Integration arrives to the original integral, why?

Question

I have this integral:

$$ \int{e^{x} \sin{\left (a - x \right )} d x}\tag{1} $$

After two consecutive integration by parts I arrived to the original integral:

$$ \int{e^{x} \sin{\left (a - x \right )} d x} = e^{x} \sin{\left (a - x \right )} + e^{x} \cos{\left (a - x \right )} - \int{e^{x} \sin{\left (a - x \right )} d x}\tag{2} $$

I know that when you arrive to the original integral you can solve it in the following way.

In (2) add the original integral (1) in both sides. You get to:

$$ 2\int{e^{x} \sin{\left (a - x \right )} d x} = e^{x} \sin{\left (a - x \right )} + e^{x} \cos{\left (a - x \right )}\tag{3} $$

Divide by two in both sides, and add the constant $C$ on right-hand side:

$$ \int{e^{x} \sin{\left (a - x \right )} d x} = \frac{e^{x} \sin{\left (a - x \right )} + e^{x} \cos{\left (a - x \right )}}{2}+C\tag{4} $$

My questions are: Why does this happen? That you arrive to the same integral that you were integrating. In the case of exponents you get something bigger ($\int{u^ndu} = \dfrac{u^{\bf{n+1}}}{n+1}+C$), but in this case I arrived to the very same function. Is it related to sine being a periodic function?

And, I solved it using integration by parts.
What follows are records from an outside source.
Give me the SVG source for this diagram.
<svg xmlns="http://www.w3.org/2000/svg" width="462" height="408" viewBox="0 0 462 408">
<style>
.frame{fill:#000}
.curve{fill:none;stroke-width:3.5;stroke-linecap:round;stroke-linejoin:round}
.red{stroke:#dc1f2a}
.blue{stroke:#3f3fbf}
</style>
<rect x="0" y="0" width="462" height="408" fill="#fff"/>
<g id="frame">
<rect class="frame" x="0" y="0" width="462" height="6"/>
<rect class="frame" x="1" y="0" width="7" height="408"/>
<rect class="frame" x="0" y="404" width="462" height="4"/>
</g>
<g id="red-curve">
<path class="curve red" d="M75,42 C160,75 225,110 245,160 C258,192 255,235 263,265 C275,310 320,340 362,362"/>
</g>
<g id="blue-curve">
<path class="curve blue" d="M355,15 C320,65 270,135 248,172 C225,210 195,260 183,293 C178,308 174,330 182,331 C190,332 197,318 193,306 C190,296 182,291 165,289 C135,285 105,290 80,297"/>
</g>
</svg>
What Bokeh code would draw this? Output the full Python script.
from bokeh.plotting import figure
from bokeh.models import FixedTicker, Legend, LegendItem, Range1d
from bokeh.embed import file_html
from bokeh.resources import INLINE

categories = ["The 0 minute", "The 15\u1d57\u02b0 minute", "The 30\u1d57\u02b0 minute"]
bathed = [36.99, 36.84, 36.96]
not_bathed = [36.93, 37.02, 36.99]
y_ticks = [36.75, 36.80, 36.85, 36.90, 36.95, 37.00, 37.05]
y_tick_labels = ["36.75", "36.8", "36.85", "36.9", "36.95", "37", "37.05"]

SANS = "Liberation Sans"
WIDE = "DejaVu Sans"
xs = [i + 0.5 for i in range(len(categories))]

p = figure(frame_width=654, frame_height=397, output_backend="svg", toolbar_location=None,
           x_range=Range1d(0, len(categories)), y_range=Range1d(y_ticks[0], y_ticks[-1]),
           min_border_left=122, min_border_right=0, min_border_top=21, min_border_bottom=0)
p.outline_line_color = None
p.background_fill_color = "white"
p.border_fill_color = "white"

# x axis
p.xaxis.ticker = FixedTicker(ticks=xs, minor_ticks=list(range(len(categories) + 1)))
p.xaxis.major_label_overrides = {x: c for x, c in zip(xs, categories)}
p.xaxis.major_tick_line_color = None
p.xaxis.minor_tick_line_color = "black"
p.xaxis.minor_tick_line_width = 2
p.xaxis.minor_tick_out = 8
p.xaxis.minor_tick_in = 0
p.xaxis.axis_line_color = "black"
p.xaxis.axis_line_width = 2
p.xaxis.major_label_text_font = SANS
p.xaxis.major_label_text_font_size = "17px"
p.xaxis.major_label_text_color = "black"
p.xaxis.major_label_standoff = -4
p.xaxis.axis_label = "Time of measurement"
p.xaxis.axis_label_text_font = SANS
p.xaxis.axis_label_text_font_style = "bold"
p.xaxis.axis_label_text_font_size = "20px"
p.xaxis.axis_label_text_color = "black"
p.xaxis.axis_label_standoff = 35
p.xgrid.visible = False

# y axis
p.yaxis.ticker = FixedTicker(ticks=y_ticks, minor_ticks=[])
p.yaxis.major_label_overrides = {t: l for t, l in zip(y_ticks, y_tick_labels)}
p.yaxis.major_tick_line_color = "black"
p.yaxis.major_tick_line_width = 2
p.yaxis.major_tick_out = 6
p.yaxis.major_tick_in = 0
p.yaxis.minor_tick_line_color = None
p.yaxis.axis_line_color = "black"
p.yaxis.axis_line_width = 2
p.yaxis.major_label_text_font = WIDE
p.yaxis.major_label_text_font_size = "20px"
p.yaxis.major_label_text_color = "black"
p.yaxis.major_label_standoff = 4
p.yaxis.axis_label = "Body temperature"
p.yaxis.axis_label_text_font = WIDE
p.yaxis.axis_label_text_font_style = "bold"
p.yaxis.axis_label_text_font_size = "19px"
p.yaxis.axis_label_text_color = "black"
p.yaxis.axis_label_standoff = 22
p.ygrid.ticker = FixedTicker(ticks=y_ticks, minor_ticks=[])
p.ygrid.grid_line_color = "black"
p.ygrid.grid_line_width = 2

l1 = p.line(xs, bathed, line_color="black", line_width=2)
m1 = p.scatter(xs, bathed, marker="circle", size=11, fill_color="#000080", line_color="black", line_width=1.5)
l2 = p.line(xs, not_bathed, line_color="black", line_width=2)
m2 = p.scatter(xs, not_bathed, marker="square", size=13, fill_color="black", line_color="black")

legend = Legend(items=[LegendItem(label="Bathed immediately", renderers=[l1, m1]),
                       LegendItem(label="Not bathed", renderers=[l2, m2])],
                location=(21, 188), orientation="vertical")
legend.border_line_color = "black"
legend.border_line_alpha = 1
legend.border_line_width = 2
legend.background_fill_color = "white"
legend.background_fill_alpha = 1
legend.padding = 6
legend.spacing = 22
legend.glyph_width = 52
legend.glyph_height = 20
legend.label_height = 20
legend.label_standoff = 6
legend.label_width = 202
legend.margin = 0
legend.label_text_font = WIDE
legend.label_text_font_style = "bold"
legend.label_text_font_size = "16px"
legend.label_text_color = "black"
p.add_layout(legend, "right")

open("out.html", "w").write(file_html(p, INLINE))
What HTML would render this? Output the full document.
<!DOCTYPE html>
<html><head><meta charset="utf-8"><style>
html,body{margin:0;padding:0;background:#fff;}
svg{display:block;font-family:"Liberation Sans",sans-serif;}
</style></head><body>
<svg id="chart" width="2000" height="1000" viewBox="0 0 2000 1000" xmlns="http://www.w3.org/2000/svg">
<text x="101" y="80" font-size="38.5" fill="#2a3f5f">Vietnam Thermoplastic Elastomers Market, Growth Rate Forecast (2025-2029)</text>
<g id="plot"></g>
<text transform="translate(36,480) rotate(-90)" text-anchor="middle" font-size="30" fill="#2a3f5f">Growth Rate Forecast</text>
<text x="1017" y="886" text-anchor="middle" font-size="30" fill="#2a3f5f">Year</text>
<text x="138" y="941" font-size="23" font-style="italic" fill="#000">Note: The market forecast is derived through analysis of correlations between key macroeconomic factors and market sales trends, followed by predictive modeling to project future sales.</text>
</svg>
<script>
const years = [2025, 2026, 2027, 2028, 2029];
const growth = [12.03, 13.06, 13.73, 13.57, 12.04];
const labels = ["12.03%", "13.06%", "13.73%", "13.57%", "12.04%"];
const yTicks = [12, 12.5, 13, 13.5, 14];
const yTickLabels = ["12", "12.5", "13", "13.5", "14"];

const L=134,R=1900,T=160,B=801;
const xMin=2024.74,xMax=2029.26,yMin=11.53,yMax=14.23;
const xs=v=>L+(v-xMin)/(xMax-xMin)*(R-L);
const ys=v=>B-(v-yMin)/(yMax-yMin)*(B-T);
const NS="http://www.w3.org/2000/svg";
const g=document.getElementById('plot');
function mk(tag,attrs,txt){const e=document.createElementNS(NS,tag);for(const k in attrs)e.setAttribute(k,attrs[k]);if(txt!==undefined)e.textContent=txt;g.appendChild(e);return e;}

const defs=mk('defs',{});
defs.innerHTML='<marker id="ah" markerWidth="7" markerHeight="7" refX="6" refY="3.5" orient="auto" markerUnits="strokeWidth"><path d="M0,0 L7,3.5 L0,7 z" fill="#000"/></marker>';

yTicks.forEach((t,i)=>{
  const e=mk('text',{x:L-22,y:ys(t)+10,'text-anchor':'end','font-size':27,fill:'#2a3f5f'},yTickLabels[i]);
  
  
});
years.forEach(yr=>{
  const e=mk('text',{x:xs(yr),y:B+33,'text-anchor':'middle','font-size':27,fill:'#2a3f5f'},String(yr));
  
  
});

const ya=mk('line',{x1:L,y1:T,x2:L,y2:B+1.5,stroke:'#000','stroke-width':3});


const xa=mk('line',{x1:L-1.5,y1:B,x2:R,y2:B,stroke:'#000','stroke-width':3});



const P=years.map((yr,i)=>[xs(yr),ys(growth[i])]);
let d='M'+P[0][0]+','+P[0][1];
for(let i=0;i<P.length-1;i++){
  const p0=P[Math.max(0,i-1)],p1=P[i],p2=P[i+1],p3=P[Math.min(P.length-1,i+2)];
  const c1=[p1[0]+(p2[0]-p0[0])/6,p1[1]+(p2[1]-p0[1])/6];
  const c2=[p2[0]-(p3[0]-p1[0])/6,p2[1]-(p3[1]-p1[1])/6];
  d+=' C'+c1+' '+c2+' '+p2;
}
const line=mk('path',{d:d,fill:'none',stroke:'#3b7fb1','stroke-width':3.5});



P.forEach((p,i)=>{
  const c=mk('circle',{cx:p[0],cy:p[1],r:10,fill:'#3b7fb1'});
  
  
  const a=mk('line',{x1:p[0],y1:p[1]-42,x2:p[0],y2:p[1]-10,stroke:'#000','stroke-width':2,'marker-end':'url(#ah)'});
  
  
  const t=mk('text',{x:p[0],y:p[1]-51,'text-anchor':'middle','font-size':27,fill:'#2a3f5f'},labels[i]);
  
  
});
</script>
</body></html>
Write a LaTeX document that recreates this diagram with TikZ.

Why is it valid to solve for the original integral?

Answer 1

One thing that is very different about the derivatives of $\sin u$ and $u^n$ is that when we repeatedly differentiate $u^n$ we get $\frac{d}{du} u^n = u^{n-1}$, $\frac{d^2}{du^2} u^n = u^{n-2}$, $\frac{d^3}{du^3} u^n = u^{n-3}$, etc., and we never "get back" to $u^n$, but the second derivative of $\sin u$ with respect to $u$ is $$ \frac{d^2}{du^2} \sin u = -\sin u. $$ That is, by differentiating twice, you get back the original function but with a sign change.

It's not merely that the sine function is periodic, but that it is the same shape as its own derivative, just a little out of phase: $$ \frac{d}{du} \sin u = \cos u = \sin\left(u +\frac\pi4\right). $$

As for why your method of solving the integral is valid: if an equation is true then it's true, and so is anything else that you can derive by valid reasoning from the equation. Notice that "getting back the same function" doesn't always get you the kind of answer you want; for example, if you apply integration by parts twice more to your integral you will get \begin{align} \int e^x \sin(a - x)\, dx &= e^x \sin(a - x) + e^x \cos(a - x) \\ & \qquad - e^x \sin(a - x) + e^x \cos(a - x) + \int e^x \sin(a - x)\, dx. \end{align} This also is a true equation, but when you try to "collect" the integrals on the left-hand side this equation tells you nothing more than the obvious fact that $$ e^x \sin(a - x) + e^x \cos(a - x) - e^x \sin(a - x) + e^x \cos(a - x) = 0. $$ In fact, the second integration by parts actually doesn't give you back exactly the integral you started with: it gives you minus that integral, which is what makes it possible to solve the integral the way you did.

Answer 2

Hint: use integration by parts twice. For some intuition, note that $\frac{d^2}{dx^2}\sin(x-a)=-\sin(x-a)$, so if you view $f(x)=\sin(x-a)$ andd $g^{\prime}(x)=e^{x}$, then $fg-\int f^{\prime}g $ [note that $g^{\prime}=g$!] should give the first step of the solution.

Answer 3

This is due to the fact that the derivatives of $e^x$ and $\sin (a + x)$ form "cycles". In the case of $y = e^x$, its derivative is itself. In the case of $y = \sin(x + a)$, we have: \begin{equation*} \begin{split} & y = \sin(x + a) \\ & y' = \cos(x + a) \\ & y'' = -\sin(x + a) \\ \end{split} \end{equation*} and we can already stop here, as $y'' = -y$. Therefore, when you take the antiderivatives of these functions, the same patterns will appear, only in the reverse order. While it may have to do with the sine function being periodic, the underlying reason your integral appears again has to do with the successive derivatives of the exponential and sine/cosine functions.

Solving for the integral in your second equation is just algebra; the value of the integral you are solving for as an algebraic expression, so you may treat it as such.

Indeed, the same pattern does not apply with polynomials: taking the derivative lowers the degree of the polynomial by $1$ each time, so there is no chance for a finite "cycle" of derivatives.